= Murder of Pon Navarasu =

1996 hazing death in India

Pon Navarasu, a student of Rajah Muthiah Medical College, Annamalai University in Chidambaram, Tamil Nadu, India was murdered on 6 November 1996. This murder, which occurred during a ragging incident, led to the passing of the first anti-ragging legislation in India.

==Details==
Pon Navarasu was a first year student at the Rajah Muthiah Medical College, Annamalai University. He was murdered on 6th Nov 1996. His body was dismembered and the body parts were scattered in different parts of Tamil Nadu. They were recovered over the next few days. His father Professor P. K. Ponnusamy, former vice-chancellor of the Madras University, filed a police complaint on 10th Nov 1996. The next day John David, a senior student in the same college surrendered to judicial custody and confessed to the murder after a week-long interrogation. According to his confession, the murder took place while he was ragging Navarasu. The police said that David had assaulted Navarasu during a ragging session in his hostel room as the latter refused to strip and lick footwear. David's college mates testified that he had a reputation for being a bully and humiliating freshers. Delivering the much-awaited judgement in a packed court hall, a Cuddalore judge S.R. Singaravelu said the motive of the murder was probably, 'that while other juniors had obliged the accused, the disinclination of Navarasu, who happened to be the son of a vice-chancellor, might have irritated the accused and made him desperate and led to an ego clash.'

The gruesome nature of the murder caused a public outcry and the Tamil Nadu government passed an anti-ragging ordinance criminalising ragging. Later this ordinance was formalised as the Tamil Nadu Prohibition of Ragging Act, 1997. Thus Tamil Nadu became the first state in India to ban ragging in educational institutions and criminalise the act.

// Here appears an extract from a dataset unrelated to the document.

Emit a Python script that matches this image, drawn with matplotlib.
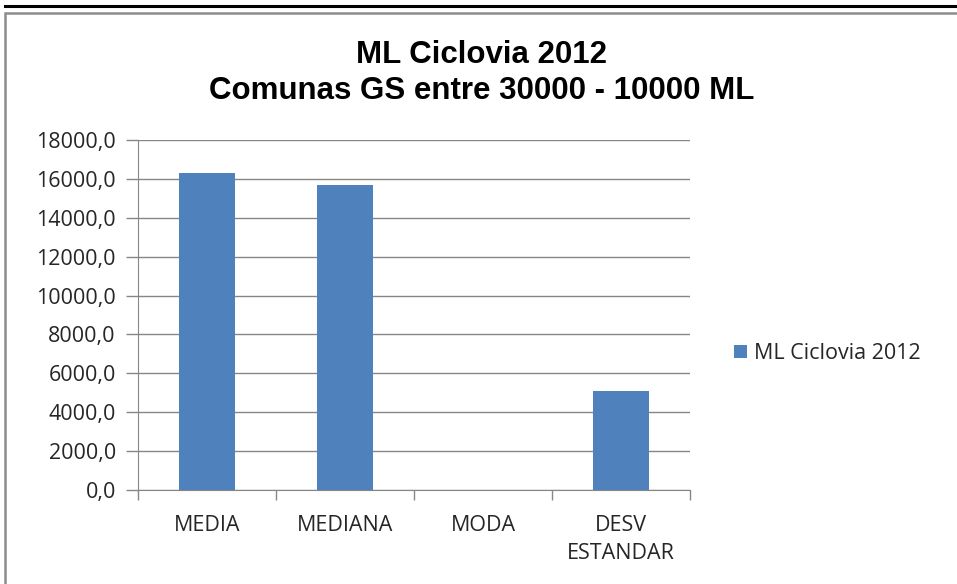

John David was convicted of Navarasu's murder and was given a double life sentence (to be served consecutively) by the Cuddalore district sessions court on 11 March 1998. The Madras High Court overturned the verdict on 5 October 2001 and acquitted him. The state of Tamil Nadu appealed to the Indian Supreme court. On 20 April 2011, the supreme court overturned the high court acquittal and confirmed the lower court's conviction. It also ordered the double life sentences to be served concurrently. John David, who had been released in 2001, turned himself in again a few days later and is currently serving his sentence.

Navarasu's parents have established a non-profit anti-ragging organisation in his memory.